Collected data:

------------------------------

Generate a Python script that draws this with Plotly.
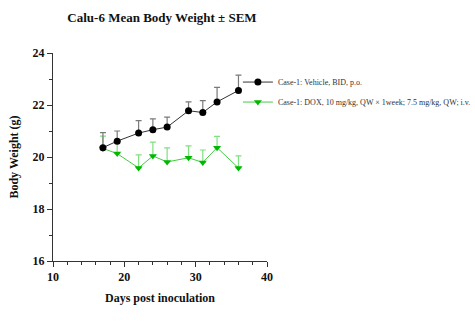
import plotly.graph_objects as go

days = [17, 19, 22, 24, 26, 29, 31, 33, 36]
vehicle_mean = [20.36, 20.61, 20.92, 21.05, 21.15, 21.78, 21.71, 22.12, 22.56]
vehicle_sem = [0.58, 0.39, 0.48, 0.42, 0.38, 0.34, 0.46, 0.56, 0.59]
dox_mean = [20.33, 20.13, 19.58, 20.04, 19.81, 19.97, 19.79, 20.36, 19.58]
dox_sem = [0.47, 0.40, 0.50, 0.53, 0.54, 0.46, 0.48, 0.43, 0.46]

names = ["Case-1: Vehicle, BID, p.o.",
         "Case-1: DOX, 10 mg/kg, QW × 1week; 7.5 mg/kg, QW; i.v."]

serif = "Liberation Serif"

fig = go.Figure()
fig.add_trace(go.Scatter(
    x=days, y=dox_mean, name=names[1], mode="lines+markers",
    line=dict(color="#45cc45", width=1),
    marker=dict(symbol="triangle-down", size=7, color="#00b800"),
    error_y=dict(type="data", array=dox_sem, symmetric=False,
                 arrayminus=[0] * len(days), color="#80e080",
                 thickness=1.2, width=3),
    legendgroup="b", legendrank=2,
))
fig.add_trace(go.Scatter(
    x=days, y=vehicle_mean, name=names[0], mode="lines+markers",
    line=dict(color="#333333", width=1),
    marker=dict(symbol="circle", size=7, color="#000000"),
    error_y=dict(type="data", array=vehicle_sem, symmetric=False,
                 arrayminus=[0] * len(days), color="#7a7a7a",
                 thickness=1.2, width=3),
    legendgroup="a", legendrank=1,
))

fig.update_layout(
    width=475, height=326,
    margin=dict(l=53, r=208, t=53, b=65, autoexpand=False),
    paper_bgcolor="white", plot_bgcolor="white",
    title=dict(text="<b>Calu-6 Mean Body Weight ± SEM</b>",
               x=162 / 475, xanchor="center", y=1 - 17 / 326, yanchor="middle",
               font=dict(family=serif, size=13, color="#111111")),
    legend=dict(x=0.864, xanchor="left", y=0.93, yanchor="top",
                font=dict(family=serif, size=8, color="#333333"),
                traceorder="grouped", tracegroupgap=1,
                bgcolor="rgba(0,0,0,0)"),
    showlegend=True,
)
fig.update_xaxes(
    range=[10, 40], tickvals=[10, 20, 30, 40],
    showline=True, linecolor="#333333", linewidth=1,
    ticks="outside", ticklen=5, tickcolor="#333333",
    minor=dict(dtick=2, tick0=10, ticks="outside", ticklen=3, tickcolor="#333333"),
    showgrid=False, zeroline=False,
    tickfont=dict(family=serif, size=12, color="#111111", weight="bold"),
    title=dict(text="<b>Days post inoculation</b>", standoff=10,
               font=dict(family=serif, size=12, color="#111111")),
)
fig.update_yaxes(
    range=[16, 24], tickvals=[16, 18, 20, 22, 24],
    showline=True, linecolor="#333333", linewidth=1,
    ticks="outside", ticklen=5, tickcolor="#333333",
    minor=dict(dtick=1, tick0=16, ticks="outside", ticklen=3, tickcolor="#333333"),
    showgrid=False, zeroline=False,
    tickfont=dict(family=serif, size=12, color="#111111", weight="bold"),
    title=dict(text="<b>Body Weight (g)</b>", standoff=11,
               font=dict(family=serif, size=12, color="#111111")),
)

fig.write_html("out.html")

------------------------------

Request:
Pictures are excluded; extract exactly the lines from the start of the data through the line that holds "dox_sem = [0.47, 0.40, 0.50, 0.53, 0.54, 0.46, 0.48, 0.43, 0.46]", both ends included.

Answer for this exercise:
Generate a Python script that draws this with Plotly.
import plotly.graph_objects as go

days = [17, 19, 22, 24, 26, 29, 31, 33, 36]
vehicle_mean = [20.36, 20.61, 20.92, 21.05, 21.15, 21.78, 21.71, 22.12, 22.56]
vehicle_sem = [0.58, 0.39, 0.48, 0.42, 0.38, 0.34, 0.46, 0.56, 0.59]
dox_mean = [20.33, 20.13, 19.58, 20.04, 19.81, 19.97, 19.79, 20.36, 19.58]
dox_sem = [0.47, 0.40, 0.50, 0.53, 0.54, 0.46, 0.48, 0.43, 0.46]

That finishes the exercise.